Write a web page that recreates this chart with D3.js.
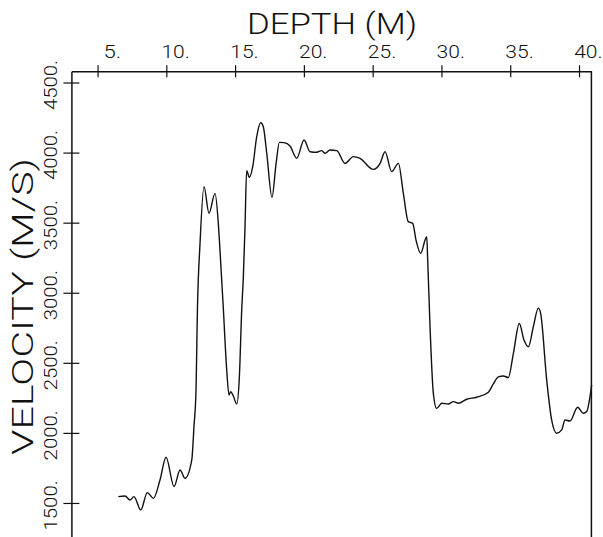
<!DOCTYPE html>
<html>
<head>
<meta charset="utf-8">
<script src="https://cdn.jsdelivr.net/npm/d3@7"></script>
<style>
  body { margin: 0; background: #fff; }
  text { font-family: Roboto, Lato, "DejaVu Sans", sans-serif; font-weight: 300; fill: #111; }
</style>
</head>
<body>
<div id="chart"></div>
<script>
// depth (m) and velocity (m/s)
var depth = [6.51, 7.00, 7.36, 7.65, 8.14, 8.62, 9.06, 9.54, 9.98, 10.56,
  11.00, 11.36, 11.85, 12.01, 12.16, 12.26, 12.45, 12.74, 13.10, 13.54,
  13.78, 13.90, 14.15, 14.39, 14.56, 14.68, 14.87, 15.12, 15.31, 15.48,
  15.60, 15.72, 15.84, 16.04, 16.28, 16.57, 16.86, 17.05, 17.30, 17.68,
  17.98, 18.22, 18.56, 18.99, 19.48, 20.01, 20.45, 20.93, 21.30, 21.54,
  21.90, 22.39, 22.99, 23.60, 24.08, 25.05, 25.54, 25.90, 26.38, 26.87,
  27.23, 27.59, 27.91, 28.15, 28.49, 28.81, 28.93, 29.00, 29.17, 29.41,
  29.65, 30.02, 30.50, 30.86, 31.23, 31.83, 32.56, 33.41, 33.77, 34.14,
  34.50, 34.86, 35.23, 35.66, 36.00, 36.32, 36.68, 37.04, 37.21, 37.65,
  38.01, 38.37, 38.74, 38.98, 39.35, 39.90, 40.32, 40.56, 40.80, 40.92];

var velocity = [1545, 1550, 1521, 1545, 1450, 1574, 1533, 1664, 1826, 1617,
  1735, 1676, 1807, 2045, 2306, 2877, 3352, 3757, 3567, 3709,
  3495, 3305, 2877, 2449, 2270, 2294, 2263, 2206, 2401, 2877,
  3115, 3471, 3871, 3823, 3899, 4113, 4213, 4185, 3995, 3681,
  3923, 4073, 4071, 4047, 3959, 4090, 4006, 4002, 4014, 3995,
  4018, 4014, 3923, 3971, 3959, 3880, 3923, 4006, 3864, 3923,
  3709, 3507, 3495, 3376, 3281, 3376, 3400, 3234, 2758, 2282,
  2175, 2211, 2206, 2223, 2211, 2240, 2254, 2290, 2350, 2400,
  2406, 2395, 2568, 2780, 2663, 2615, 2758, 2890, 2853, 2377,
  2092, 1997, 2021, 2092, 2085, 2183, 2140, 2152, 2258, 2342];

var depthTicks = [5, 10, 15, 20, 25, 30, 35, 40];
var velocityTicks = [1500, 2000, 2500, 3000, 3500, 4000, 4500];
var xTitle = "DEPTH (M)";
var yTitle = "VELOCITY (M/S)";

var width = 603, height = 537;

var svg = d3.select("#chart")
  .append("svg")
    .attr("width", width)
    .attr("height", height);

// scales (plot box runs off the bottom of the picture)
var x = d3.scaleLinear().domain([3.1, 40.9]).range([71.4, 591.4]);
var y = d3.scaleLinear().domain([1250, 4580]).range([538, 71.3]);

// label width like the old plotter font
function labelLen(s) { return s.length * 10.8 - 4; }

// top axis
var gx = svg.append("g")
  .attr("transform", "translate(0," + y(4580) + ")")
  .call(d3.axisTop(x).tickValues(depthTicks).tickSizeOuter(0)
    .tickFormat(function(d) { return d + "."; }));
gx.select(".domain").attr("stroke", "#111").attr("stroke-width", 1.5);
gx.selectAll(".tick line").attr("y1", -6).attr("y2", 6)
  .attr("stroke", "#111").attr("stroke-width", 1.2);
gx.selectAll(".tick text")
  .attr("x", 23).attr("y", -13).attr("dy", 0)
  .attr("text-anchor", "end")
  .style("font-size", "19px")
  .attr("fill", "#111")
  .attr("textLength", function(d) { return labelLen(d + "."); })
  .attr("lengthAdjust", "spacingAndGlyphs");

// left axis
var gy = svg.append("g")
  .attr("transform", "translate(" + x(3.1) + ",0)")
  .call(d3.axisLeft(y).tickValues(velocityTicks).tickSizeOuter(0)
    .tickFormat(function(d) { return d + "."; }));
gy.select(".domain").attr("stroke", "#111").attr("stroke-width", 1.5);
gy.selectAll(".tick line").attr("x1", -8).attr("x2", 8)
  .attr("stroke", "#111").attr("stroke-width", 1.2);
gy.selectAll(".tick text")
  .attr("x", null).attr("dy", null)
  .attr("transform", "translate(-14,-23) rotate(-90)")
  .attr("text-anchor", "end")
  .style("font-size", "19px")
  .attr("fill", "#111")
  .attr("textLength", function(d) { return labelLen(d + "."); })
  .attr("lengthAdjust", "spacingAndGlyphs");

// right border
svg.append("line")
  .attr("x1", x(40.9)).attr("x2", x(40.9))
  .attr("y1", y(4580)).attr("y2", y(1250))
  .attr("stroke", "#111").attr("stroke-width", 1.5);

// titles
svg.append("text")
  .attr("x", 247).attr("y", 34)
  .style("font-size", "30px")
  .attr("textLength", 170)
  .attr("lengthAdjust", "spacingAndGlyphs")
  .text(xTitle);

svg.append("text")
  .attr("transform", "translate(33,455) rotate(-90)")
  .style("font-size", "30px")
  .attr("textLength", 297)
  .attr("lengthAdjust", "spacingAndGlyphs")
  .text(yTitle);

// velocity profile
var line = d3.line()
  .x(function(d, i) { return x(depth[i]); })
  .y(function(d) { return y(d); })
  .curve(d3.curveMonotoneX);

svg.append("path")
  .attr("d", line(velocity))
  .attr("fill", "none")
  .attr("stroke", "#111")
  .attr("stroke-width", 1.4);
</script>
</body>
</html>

* * *

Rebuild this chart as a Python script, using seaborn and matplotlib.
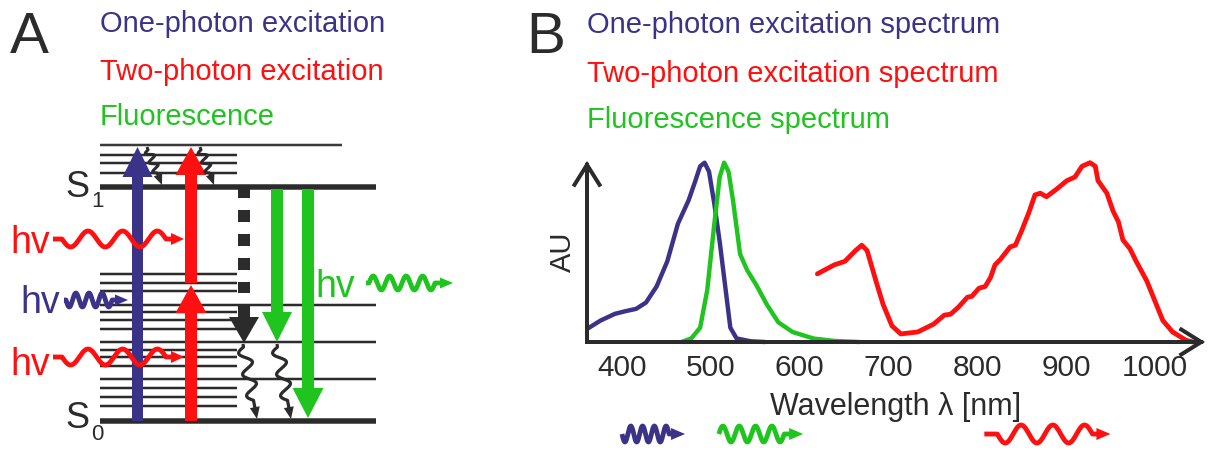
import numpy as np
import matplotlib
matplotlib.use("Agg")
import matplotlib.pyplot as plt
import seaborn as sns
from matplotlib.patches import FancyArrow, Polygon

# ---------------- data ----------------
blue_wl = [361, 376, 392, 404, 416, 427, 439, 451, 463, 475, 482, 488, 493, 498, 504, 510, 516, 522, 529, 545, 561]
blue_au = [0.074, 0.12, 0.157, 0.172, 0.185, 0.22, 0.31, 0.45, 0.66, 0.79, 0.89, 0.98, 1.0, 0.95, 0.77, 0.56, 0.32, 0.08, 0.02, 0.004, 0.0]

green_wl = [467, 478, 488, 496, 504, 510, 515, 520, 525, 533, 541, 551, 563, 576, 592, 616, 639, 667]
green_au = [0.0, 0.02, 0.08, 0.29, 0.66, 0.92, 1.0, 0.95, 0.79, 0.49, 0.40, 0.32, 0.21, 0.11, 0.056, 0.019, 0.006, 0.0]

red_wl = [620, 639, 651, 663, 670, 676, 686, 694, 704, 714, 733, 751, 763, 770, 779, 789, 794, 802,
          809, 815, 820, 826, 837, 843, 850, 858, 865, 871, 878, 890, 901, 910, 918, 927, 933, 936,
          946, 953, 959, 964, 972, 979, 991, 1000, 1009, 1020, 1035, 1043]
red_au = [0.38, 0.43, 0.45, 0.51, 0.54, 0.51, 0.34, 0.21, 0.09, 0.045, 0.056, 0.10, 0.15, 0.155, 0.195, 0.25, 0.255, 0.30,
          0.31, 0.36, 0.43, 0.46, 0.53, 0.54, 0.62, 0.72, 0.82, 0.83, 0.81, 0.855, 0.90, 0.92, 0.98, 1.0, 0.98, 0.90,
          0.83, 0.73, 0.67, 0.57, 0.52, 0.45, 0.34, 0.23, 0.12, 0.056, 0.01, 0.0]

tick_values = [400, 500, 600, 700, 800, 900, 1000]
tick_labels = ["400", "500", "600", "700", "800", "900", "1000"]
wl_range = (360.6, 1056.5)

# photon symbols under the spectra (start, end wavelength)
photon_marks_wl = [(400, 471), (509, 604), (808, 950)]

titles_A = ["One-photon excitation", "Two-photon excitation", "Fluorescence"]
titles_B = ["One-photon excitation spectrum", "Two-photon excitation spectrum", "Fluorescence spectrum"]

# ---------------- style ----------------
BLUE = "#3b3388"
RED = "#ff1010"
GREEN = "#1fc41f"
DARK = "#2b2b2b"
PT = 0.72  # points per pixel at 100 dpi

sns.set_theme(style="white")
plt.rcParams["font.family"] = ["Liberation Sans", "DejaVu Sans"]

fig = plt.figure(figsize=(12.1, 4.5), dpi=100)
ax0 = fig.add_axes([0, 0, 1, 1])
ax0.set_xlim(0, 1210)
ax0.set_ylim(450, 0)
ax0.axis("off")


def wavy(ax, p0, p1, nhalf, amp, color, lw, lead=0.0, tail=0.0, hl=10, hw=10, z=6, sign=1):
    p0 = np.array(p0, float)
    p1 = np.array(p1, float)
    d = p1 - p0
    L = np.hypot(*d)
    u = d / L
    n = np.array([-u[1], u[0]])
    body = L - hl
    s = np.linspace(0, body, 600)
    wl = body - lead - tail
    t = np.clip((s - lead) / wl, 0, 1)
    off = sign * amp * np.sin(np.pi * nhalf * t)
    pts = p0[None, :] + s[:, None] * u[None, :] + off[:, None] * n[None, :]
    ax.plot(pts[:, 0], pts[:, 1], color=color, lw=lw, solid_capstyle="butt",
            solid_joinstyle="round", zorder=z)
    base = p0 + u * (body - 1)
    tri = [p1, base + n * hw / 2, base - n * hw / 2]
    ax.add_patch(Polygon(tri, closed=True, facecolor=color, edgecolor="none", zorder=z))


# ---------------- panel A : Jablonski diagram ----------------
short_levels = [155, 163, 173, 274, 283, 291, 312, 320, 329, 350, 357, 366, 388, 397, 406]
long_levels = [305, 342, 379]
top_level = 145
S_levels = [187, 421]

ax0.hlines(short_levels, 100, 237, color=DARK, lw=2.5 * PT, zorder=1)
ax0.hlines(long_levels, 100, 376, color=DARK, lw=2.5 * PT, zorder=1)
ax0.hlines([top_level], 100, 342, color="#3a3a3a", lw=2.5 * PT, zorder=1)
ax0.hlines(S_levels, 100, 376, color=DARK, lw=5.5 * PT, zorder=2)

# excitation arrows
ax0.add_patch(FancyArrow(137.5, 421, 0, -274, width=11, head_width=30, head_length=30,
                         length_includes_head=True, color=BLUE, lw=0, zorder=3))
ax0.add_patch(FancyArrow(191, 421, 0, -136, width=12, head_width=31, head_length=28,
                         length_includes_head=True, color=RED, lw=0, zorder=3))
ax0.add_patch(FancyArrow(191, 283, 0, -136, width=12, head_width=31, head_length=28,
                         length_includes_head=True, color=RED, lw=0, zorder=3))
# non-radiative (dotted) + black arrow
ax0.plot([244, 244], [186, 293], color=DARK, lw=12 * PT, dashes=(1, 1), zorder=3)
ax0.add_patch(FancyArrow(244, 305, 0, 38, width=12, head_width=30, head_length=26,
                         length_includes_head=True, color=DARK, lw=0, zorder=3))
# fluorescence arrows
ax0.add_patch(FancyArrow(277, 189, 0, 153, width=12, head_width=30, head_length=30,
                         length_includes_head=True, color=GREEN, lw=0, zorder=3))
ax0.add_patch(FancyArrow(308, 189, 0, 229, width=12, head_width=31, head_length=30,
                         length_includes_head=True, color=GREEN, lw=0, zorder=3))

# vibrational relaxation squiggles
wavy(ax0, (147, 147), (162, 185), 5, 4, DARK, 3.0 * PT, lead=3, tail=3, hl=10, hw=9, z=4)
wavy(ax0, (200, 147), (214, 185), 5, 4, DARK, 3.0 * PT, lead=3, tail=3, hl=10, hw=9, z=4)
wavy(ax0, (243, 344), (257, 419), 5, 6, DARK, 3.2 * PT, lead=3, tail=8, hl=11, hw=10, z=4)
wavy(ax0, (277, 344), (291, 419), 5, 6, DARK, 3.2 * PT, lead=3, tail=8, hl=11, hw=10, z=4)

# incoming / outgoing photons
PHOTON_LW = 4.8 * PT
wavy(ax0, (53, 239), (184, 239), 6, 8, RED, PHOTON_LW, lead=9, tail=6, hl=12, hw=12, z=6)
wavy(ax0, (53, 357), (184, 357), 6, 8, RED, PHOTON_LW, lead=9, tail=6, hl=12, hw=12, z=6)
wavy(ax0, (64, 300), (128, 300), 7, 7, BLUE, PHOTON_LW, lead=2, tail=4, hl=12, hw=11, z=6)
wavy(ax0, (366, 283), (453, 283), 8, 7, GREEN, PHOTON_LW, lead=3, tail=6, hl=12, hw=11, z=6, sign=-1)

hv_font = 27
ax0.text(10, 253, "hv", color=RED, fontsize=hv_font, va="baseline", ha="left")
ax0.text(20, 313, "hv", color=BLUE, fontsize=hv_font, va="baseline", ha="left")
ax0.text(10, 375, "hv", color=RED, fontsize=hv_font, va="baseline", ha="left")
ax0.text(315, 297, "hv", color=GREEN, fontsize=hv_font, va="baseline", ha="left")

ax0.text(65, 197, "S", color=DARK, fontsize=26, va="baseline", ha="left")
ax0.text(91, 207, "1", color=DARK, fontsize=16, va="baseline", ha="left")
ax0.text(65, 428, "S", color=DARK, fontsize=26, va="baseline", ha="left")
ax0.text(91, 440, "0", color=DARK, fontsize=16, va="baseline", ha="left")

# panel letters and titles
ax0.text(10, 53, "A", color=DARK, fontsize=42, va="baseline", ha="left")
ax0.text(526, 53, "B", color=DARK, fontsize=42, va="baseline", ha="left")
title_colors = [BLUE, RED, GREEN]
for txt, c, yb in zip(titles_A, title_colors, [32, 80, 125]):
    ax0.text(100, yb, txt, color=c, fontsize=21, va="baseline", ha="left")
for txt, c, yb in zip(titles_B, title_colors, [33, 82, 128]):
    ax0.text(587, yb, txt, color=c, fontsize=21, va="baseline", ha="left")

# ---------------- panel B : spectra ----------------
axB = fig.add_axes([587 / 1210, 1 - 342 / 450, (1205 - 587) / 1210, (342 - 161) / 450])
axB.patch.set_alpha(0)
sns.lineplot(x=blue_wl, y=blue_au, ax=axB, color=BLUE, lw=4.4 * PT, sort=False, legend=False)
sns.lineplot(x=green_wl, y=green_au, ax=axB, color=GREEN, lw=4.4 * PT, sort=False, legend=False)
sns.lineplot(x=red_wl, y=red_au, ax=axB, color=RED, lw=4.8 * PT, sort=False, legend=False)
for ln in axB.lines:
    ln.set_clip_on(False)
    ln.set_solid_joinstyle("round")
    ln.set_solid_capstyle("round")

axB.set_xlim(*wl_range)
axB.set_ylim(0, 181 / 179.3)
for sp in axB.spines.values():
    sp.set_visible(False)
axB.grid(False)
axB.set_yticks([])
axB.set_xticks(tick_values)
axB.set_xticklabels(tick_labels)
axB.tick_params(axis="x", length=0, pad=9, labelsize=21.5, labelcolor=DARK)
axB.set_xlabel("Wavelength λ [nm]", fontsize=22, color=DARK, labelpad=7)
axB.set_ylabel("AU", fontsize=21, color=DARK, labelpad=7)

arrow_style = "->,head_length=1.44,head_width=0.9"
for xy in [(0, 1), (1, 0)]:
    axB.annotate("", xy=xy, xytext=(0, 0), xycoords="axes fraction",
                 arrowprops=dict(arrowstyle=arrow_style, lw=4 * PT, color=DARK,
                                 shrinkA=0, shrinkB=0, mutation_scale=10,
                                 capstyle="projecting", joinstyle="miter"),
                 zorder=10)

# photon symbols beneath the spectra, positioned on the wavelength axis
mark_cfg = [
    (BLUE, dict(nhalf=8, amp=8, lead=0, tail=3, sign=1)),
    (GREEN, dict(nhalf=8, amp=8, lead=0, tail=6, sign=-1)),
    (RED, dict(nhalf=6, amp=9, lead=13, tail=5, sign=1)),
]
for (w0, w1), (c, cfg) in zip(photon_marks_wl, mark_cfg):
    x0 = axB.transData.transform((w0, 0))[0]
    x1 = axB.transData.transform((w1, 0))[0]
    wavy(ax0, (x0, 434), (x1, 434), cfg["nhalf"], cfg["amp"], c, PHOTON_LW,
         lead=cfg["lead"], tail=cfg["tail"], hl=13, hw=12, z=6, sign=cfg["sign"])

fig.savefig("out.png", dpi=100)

__Given instruction__
Only the lines from the one holding "Rebuild this chart" to the one holding "from matplotlib.patches import" should be returned, both included and exactly as written, with no pictures.

__Solution below__
Rebuild this chart as a Python script, using seaborn and matplotlib.
import numpy as np
import matplotlib
matplotlib.use("Agg")
import matplotlib.pyplot as plt
import seaborn as sns
from matplotlib.patches import FancyArrow, Polygon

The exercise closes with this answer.